A platform for advocacy
A bill which would allow those with severe epilepsy and a neurologist’s recommendation to possess up to 32 ounces of CBD in Iowa is currently being considered by Branstad. It would still be illegal to sell in the state, so those seeking it in Iowa would have to travel to another state where distribution is legal.
Branstad did not take a side quickly following the bill’s passage through the state legislature. He said he spoke with Utah Governor Gary Herbert and Alabama Governor Robert Bentley about similar laws passed in their states. Branstad is also wary of laws which don’t put adequate controls in place to prevent recreational drug users from using medical marijuana. He talked about those considerations at a town hall meeting held in Webster City on May 8. Hoffmann, who had seen the benefits of CBD, saw a chance to act at the meeting.
“When I found out he was basically coming to my backyard, it was like somebody saying it was time for me to step up and make my voice heard,” she said.
She walked into City Hall where the meeting was to take place that morning with a framed photo of Kyleigh. The photo was taken by a photographer as part of the Kid Captain program with the University of Iowa Children’s Hospital and the Iowa Hawkeyes. It’s a very special photo for Hoffmann.
“It catches the mischievous, the twinkle, the innocence and the naughty all in the same picture and I just needed him to see who he could help,” Hoffmann said. “I said to my dad, ‘I want Kyleigh’s face to be in his mind’s eye every time he hears the word cannabis. I want him to remember that he could help her just by signing his name.”

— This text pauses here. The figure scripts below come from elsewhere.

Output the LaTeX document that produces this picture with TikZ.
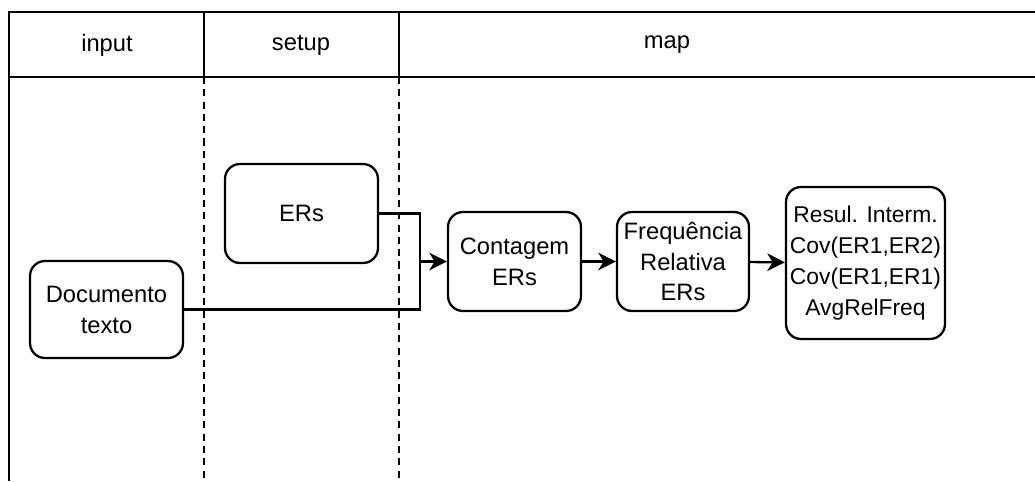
\documentclass[tikz,border=0pt]{standalone}
\usepackage{fontspec}
\setmainfont{Liberation Sans}
\usetikzlibrary{arrows.meta,positioning}
\tikzset{
  box/.style={draw,rounded corners=0.3cm,align=center,inner sep=0pt,
    font=\fontsize{13.5}{17.6}\selectfont},
  lanetitle/.style={font=\fontsize{13.5}{17}\selectfont},
  flow/.style={-{Stealth[length=10pt,width=10pt,inset=3pt]}}
}
\begin{document}
\begin{tikzpicture}[x=0.02cm,y=-0.02cm,line width=1.3pt]
\useasboundingbox (0,0) rectangle (1035,481);
\draw (9,481)--(9,12)--(1035,12) (9,77)--(1035,77); % frame
\draw (204,12)--(204,77) (399,12)--(399,77); % header separators
\draw[dash pattern=on 4pt off 3pt] (204,77)--(204,481) (399,77)--(399,481); % lane separators
\node[lanetitle] (input) at (107,45) {input}; % lane 1
\node[lanetitle] (setup) at (301,45) {setup}; % lane 2
\node[lanetitle] (map) at (667,45) {map}; % lane 3
\node[box,minimum width=3.06cm,minimum height=1.94cm] (doc) at (106.5,309.5) {Documento\\texto}; % input
\node[box,minimum width=3.06cm,minimum height=1.98cm] (ers) at (301.5,213.5) {ERs}; % setup
\node[box,minimum width=2.66cm,minimum height=1.98cm] (cont) at (514.5,261.5) {Contagem\\ERs}; % count
\node[box,minimum width=2.64cm,minimum height=1.98cm] (freq) at (683,261.5) {Frequência\\Relativa\\ERs}; % rel. freq
\node[box,minimum width=3.18cm,minimum height=3.04cm,font=\fontsize{13}{17.6}\selectfont] (res) at (865.5,263) {Resul. Interm.\\Cov(ER1,ER2)\\Cov(ER1,ER1)\\AvgRelFreq}; % results
\coordinate (join) at (420,261.5); % merge point
\draw (ers.east) -| (join); % Wiring
\draw (doc.east) -| (join); % Wiring
\draw[flow] (join) -- (cont); % Wiring
\draw[flow] (cont) -- (freq); % Wiring
\draw[flow] (freq) -- (res); % Wiring
\end{tikzpicture}
\end{document}
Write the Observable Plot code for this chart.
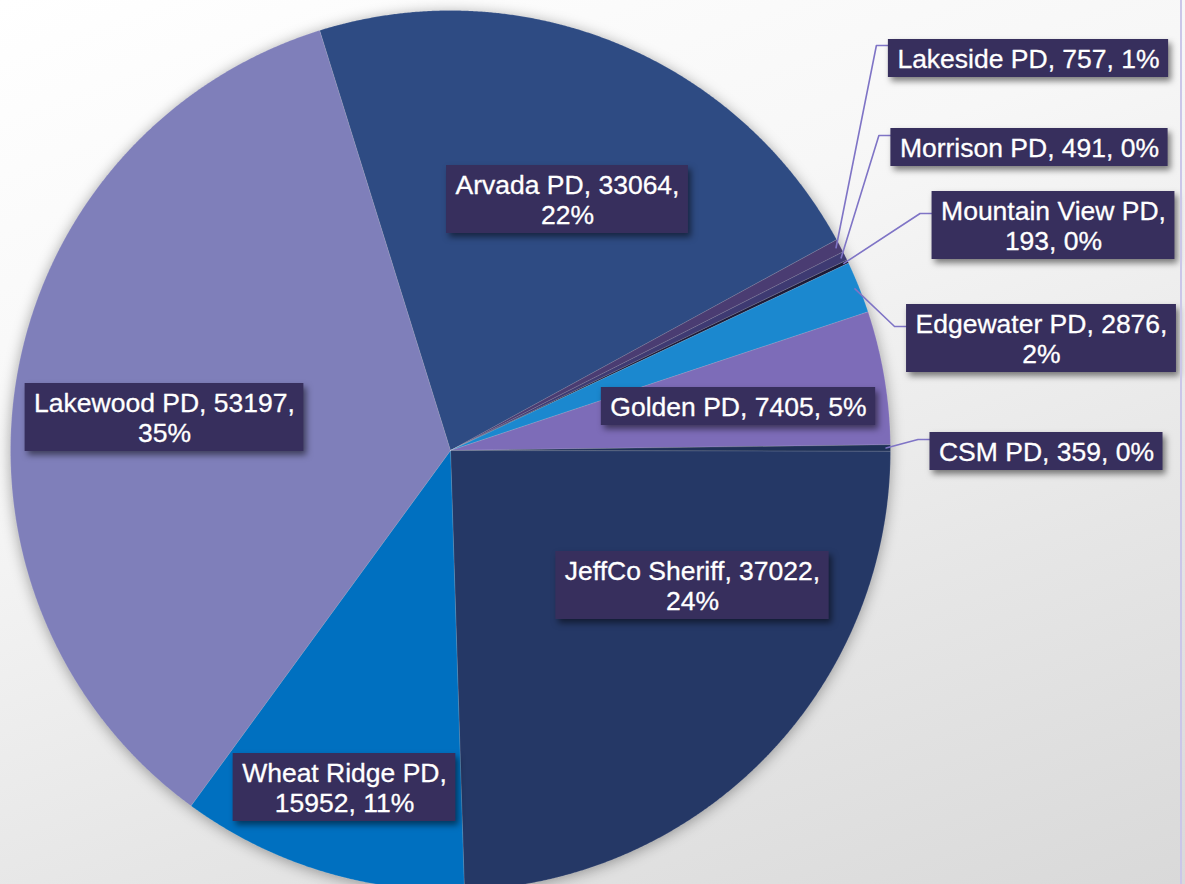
<!DOCTYPE html>
<html>
<head>
<meta charset="utf-8">
<script src="https://cdn.jsdelivr.net/npm/d3@7"></script>
<script src="https://cdn.jsdelivr.net/npm/@observablehq/plot@0.6"></script>
<style>
html, body { margin: 0; padding: 0; width: 1185px; height: 884px; overflow: hidden; }
body {
  position: relative;
  background: linear-gradient(160deg, #ffffff 0%, #f7f7f7 35%, #e6e6e6 70%, #d9d9d9 100%);
  font-family: "Liberation Sans", Arial, sans-serif;
}
#chart { position: absolute; left: 0; top: 0; }
#frame { position: absolute; left: 1180px; top: 0; width: 2px; height: 884px; background: #cbc6e8; }
</style>
</head>
<body>
<div id="chart"></div>
<div id="frame"></div>
<script>
// ---- data ----
const names = ["Arvada PD", "Lakeside PD", "Morrison PD", "Mountain View PD", "Edgewater PD",
               "Golden PD", "CSM PD", "JeffCo Sheriff", "Wheat Ridge PD", "Lakewood PD"];
const values = [33064, 757, 491, 193, 2876, 7405, 359, 37022, 15952, 53197];
const colors = ["#2e4b83", "#4a3c72", "#3e3a72", "#1c1a38", "#1b88cf",
                "#7d6cb8", "#1f3157", "#253866", "#0070c0", "#7f7fba"];

// ---- label layout (box centers in px, line breaks, leader attach y) ----
const labelCenterX = [567, 1028, 1029, 1053, 1041, 738, 1046, 692, 344, 164];
const labelCenterY = [199, 58, 147, 225, 338, 406, 451, 585, 787, 417];
const labelBreak   = ["pct", "none", "none", "name", "pct", "none", "none", "pct", "name", "pct"];
const leaderAttachY = [null, 45, 135, 213, 326, null, 439, null, null, null];

// ---- geometry constants ----
const W = 1185, H = 884;
const CX = 450, CY = 450, R = 440;
const START = -17.3 * Math.PI / 180;
const FONT = 26.5, LINE = 30, PADX = 9, PADY = 4;

const total = d3.sum(values);
const arcs = d3.pie().sort(null).value(d => d).startAngle(START).endAngle(START + 2 * Math.PI)(values);

// slice outlines
const sliceRows = [];
arcs.forEach((a, i) => {
  sliceRows.push({name: names[i], x: 0, y: 0});
  const n = Math.max(2, Math.ceil((a.endAngle - a.startAngle) / (0.2 * Math.PI / 180)));
  for (let k = 0; k <= n; k++) {
    const t = a.startAngle + (a.endAngle - a.startAngle) * k / n;
    sliceRows.push({name: names[i], x: Math.sin(t), y: -Math.cos(t)});
  }
  sliceRows.push({name: names[i], x: 0, y: 0});
});

// label text + boxes
const canvas = document.createElement("canvas");
const ctx = canvas.getContext("2d");
ctx.font = `${FONT}px "Liberation Sans", Arial, sans-serif`;
const toUX = px => (px - CX) / R;
const toUY = py => (py - CY) / R;

const labelRows = names.map((nm, i) => {
  const pct = Math.round(values[i] / total * 100);
  let lines;
  if (labelBreak[i] === "pct") lines = [`${nm}, ${values[i]},`, `${pct}%`];
  else if (labelBreak[i] === "name") lines = [`${nm},`, `${values[i]}, ${pct}%`];
  else lines = [`${nm}, ${values[i]}, ${pct}%`];
  const w = d3.max(lines, l => ctx.measureText(l).width) + 2 * PADX;
  const h = lines.length * LINE + 2 * PADY;
  const cx = labelCenterX[i], cy = labelCenterY[i];
  return {
    name: nm, text: lines.join("\n"),
    x: toUX(cx), y: toUY(cy),
    x1: toUX(cx - w / 2), x2: toUX(cx + w / 2),
    y1: toUY(cy - h / 2), y2: toUY(cy + h / 2),
    left: cx - w / 2
  };
});

// leader lines
const leaderRows = [];
arcs.forEach((a, i) => {
  if (leaderAttachY[i] == null) return;
  const mid = (a.startAngle + a.endAngle) / 2;
  const ay = leaderAttachY[i];
  const ax = labelRows[i].left;
  leaderRows.push({id: names[i], x: Math.sin(mid) * 0.99, y: -Math.cos(mid) * 0.99});
  leaderRows.push({id: names[i], x: toUX(ax - 12), y: toUY(ay)});
  leaderRows.push({id: names[i], x: toUX(ax), y: toUY(ay)});
});

const chart = Plot.plot({
  width: W, height: H,
  margin: 0,
  style: {background: "transparent", overflow: "hidden"},
  x: {domain: [toUX(0), toUX(W)], range: [0, W], axis: null},
  y: {domain: [toUY(0), toUY(H)], range: [0, H], axis: null},
  color: {domain: names, range: colors},
  marks: [
    Plot.line(sliceRows, {x: "x", y: "y", z: "name", fill: "name", stroke: "#ffffff",
      strokeOpacity: 0.12, strokeWidth: 1, curve: "linear"}),
    Plot.line(leaderRows, {x: "x", y: "y", z: "id", stroke: "#7f74c6", strokeWidth: 1.6,
      curve: "linear"}),
    Plot.rect(labelRows, {x1: "x1", x2: "x2", y1: "y1", y2: "y2", fill: "#372f5d", inset: 0}),
    Plot.text(labelRows, {x: "x", y: "y", text: "text", fill: "white", fontSize: FONT,
      fontFamily: "Liberation Sans, Arial, sans-serif", lineHeight: LINE / FONT,
      textAnchor: "middle", stroke: "white", strokeWidth: 0.3})
  ]
});

document.getElementById("chart").appendChild(chart);
const lineGroups = d3.select(chart).selectAll('g[aria-label="line"]').nodes();
if (lineGroups[0]) d3.select(lineGroups[0]).style("filter", "drop-shadow(0px 2px 7px rgba(0,0,0,0.35))");
d3.select(chart).selectAll('g[aria-label="rect"]').style("filter", "drop-shadow(3px 4px 3px rgba(0,0,0,0.5))");
</script>
</body>
</html>
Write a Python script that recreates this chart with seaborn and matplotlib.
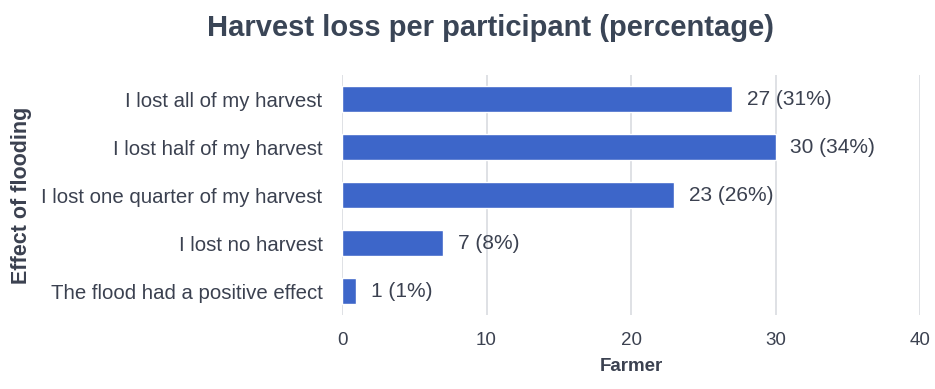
import pandas as pd
import seaborn as sns
import matplotlib.pyplot as plt

categories = ['I lost all of my harvest', 'I lost half of my harvest',
              'I lost one quarter of my harvest', 'I lost no harvest',
              'The flood had a positive effect']
farmers = [27, 30, 23, 7, 1]
percents = [31, 34, 26, 8, 1]

df = pd.DataFrame({'effect': categories, 'farmers': farmers, 'pct': percents})

sns.set_theme(style='white')
plt.rcParams['font.family'] = ['Liberation Sans', 'DejaVu Sans']
text_col = '#3b4150'

fig = plt.figure(figsize=(9.35, 3.89), dpi=100)
ax = fig.add_axes([0.3658, 0.19, 0.6182, 0.617])

sns.barplot(data=df, x='farmers', y='effect', color='#3d66c9', saturation=1,
            width=0.55, ax=ax, zorder=3)

for i, row in df.iterrows():
    ax.text(row['farmers'] + 1.0, i, f"{row['farmers']} ({row['pct']}%)",
            va='center', ha='left', fontsize=15, color=text_col)

ax.set_xlim(0, 40)
ax.set_xticks([0, 10, 20, 30, 40])
ax.grid(axis='x', color='#d9dbe0', linewidth=1.2, zorder=0)
for s in ax.spines.values():
    s.set_visible(False)
ax.tick_params(axis='x', labelsize=13.5, colors=text_col, pad=12, length=0)
ax.tick_params(axis='y', labelsize=14.7, colors=text_col, pad=14, length=0)

ax.set_xlabel('Farmer', fontsize=13.5, fontweight='bold', color=text_col, labelpad=7)
ax.set_ylabel('Effect of flooding', fontsize=15.5, fontweight='bold', color=text_col)
ax.yaxis.set_label_coords(-0.537, 0.5)

fig.suptitle('Harvest loss per participant (percentage)', x=0.525, y=0.965,
             fontsize=21, fontweight='bold', color='#3a4556')

fig.savefig('out.png', dpi=100)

That’s what Hoffmann told Branstad at the town hall meeting as she held the photo on her lap. She tried to fight back tears as she asked the Governor to sign the bill. Branstad’s response shocked her.
“I always reserve judgment until we see it in its final form, but I think it’s very likely that we will (sign the bill) and I really hope that it does make a difference for your daughter and the other kids,” he said.
Hoffmann was among a few dozen community members who were the first to hear Branstad indicate support for the bill publicly. It was a surreal experience for her as she expected a neutral, political response.
“I remember leaving and saying to Cory, ‘Did you feel like he said he was going to sign it? Because I feel like he just said he was going to sign it,'” Hoffmann said. “I didn’t even trust myself.”
The road ahead
While Branstad said he is likely to sign the bill, he has yet to do so. If signed, the law would take effect on July 1. Then, with a neurologist’s recommendation, Kyleigh could start being treated with CBD.
The signing of the bill does not mean the end of Kyleigh and her family’s hardship. Hoffmann is highly doubtful that her insurance would cover the cost of the CBD. She would also have to travel by car to a state where she could obtain the medicine. Likely, that state would be New Mexico. Hoffmann said she wouldn’t be able to purchase CBD in Colorado as she’s not a resident. The trip would also require her to transport the substance through states where it’s not legal.
“It’s not like this is the easy road, and I don’t think people think about that. People who are against it don’t realize that someone who’s willing to do this has exhausted all the other options,” Hoffmann said.
But, in seeing what the medicine has done for others and seeing her daughter struggle for years with epilepsy, Hoffmann thinks it’s worth a shot.
“We could be normal again, potentially,” Hoffmann said.